STATED TASK: Reproduce exactly the lines below, from the first one through the line containing "plt.rcParams['font.family'] = ['Liberation Sans', 'DejaVu", and omit any pictures.

EXCERPTED DATA:
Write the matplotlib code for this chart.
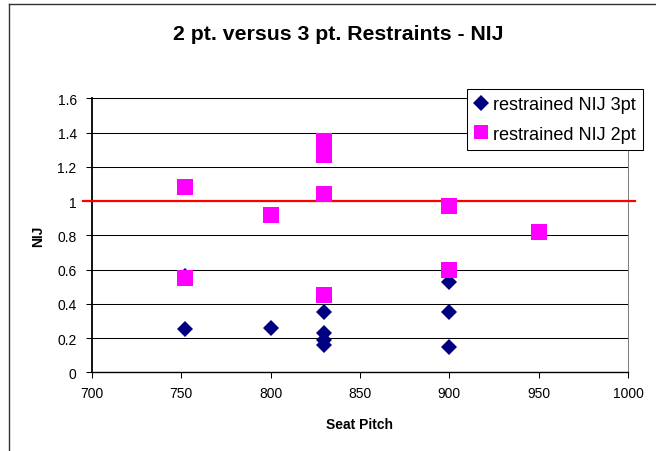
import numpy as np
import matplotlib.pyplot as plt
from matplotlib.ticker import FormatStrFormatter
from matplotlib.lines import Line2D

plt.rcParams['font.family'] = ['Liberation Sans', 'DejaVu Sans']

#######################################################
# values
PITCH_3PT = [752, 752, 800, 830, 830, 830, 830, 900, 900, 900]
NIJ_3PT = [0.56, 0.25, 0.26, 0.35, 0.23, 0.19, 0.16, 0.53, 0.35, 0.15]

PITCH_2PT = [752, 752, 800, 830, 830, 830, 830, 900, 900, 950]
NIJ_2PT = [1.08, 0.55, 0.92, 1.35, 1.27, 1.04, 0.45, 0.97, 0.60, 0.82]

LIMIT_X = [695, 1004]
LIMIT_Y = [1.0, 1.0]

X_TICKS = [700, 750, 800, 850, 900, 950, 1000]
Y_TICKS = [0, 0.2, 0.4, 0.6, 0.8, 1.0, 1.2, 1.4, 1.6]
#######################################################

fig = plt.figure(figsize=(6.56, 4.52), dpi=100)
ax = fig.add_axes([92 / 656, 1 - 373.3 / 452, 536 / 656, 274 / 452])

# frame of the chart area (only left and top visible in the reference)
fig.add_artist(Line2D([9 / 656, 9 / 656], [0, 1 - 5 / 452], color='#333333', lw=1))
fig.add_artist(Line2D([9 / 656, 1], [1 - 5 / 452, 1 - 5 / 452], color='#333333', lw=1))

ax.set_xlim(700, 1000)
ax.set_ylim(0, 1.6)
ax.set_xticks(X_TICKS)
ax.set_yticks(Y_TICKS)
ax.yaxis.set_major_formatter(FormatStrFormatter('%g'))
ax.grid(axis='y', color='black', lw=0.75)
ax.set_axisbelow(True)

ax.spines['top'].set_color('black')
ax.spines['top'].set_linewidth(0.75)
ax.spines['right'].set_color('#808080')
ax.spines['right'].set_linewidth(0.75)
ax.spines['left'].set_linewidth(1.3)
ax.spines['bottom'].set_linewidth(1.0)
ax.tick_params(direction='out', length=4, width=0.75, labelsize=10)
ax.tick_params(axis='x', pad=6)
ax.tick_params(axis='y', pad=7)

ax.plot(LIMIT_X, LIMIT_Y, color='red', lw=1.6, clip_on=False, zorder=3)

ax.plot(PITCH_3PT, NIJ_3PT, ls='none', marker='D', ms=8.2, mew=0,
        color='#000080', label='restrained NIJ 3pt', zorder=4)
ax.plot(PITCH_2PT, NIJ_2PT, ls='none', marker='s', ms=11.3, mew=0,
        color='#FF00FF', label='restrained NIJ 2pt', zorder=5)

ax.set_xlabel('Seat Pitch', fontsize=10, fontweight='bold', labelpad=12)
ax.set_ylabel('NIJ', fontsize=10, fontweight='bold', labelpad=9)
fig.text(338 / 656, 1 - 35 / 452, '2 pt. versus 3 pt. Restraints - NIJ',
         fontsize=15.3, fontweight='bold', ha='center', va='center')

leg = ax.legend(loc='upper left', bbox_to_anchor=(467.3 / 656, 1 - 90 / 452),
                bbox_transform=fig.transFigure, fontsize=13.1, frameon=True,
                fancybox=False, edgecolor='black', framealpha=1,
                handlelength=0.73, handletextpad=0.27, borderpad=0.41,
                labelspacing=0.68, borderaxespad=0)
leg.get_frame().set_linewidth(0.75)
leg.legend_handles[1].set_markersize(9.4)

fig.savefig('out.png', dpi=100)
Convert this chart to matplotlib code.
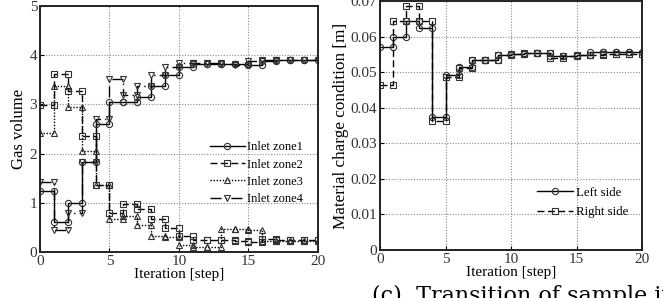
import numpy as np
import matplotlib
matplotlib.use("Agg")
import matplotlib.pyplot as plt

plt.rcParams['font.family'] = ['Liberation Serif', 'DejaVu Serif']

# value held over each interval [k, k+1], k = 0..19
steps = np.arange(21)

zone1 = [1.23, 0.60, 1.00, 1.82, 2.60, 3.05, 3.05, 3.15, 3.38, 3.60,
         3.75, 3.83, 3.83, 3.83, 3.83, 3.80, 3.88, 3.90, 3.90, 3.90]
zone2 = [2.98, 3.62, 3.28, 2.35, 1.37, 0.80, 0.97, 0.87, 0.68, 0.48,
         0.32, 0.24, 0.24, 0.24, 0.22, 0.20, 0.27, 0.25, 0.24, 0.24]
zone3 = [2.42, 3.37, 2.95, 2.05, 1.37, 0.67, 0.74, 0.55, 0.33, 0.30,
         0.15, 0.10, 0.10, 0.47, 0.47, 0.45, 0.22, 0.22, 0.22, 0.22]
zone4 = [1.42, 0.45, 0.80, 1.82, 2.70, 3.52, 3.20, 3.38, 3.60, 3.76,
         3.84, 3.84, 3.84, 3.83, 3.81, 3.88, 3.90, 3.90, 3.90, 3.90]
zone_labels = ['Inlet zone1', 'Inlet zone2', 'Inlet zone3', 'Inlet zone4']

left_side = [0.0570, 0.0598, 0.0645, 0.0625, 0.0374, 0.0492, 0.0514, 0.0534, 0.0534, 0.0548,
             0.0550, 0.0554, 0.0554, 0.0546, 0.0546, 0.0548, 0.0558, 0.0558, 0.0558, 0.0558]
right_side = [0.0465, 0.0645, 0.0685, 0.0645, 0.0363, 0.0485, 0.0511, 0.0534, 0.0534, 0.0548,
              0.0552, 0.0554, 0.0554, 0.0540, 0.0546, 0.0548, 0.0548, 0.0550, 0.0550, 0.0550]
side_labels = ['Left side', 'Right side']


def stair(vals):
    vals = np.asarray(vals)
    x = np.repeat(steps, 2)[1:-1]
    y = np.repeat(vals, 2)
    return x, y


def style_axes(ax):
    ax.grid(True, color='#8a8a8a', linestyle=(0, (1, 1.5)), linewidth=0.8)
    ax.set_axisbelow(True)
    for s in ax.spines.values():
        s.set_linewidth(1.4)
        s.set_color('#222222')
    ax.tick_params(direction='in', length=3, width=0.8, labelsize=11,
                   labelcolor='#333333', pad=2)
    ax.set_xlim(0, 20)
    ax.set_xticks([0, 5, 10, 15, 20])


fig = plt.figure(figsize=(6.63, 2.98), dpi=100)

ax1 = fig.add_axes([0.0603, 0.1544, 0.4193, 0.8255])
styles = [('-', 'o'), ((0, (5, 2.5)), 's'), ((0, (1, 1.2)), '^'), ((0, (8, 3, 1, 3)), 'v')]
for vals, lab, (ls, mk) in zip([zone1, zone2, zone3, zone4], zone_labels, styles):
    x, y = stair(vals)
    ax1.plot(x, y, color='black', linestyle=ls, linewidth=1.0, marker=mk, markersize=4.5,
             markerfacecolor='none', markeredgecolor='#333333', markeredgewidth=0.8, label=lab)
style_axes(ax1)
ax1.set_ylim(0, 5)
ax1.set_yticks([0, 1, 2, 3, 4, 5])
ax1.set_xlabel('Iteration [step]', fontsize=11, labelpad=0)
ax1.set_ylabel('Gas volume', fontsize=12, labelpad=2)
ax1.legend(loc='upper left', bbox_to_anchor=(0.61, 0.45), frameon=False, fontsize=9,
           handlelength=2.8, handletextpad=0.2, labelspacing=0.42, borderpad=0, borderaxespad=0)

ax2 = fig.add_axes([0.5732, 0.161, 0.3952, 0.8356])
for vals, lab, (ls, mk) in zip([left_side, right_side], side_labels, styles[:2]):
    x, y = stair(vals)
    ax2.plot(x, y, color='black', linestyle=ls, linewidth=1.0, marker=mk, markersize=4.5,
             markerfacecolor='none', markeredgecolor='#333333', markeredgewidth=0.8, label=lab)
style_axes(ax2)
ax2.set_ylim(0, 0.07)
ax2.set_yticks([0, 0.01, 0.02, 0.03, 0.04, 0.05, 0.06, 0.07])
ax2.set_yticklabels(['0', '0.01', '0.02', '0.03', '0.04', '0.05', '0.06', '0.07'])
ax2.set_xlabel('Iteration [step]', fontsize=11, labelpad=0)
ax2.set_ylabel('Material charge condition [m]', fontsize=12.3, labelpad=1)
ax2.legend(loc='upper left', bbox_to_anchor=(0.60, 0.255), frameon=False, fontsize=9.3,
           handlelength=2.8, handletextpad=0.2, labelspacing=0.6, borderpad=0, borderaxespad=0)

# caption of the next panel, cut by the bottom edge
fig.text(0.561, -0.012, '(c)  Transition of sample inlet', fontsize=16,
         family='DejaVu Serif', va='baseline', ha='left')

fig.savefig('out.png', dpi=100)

SOLUTION FOR THIS PROBLEM:
Write the matplotlib code for this chart.
import numpy as np
import matplotlib.pyplot as plt
from matplotlib.ticker import FormatStrFormatter
from matplotlib.lines import Line2D

plt.rcParams['font.family'] = ['Liberation Sans', 'DejaVu Sans']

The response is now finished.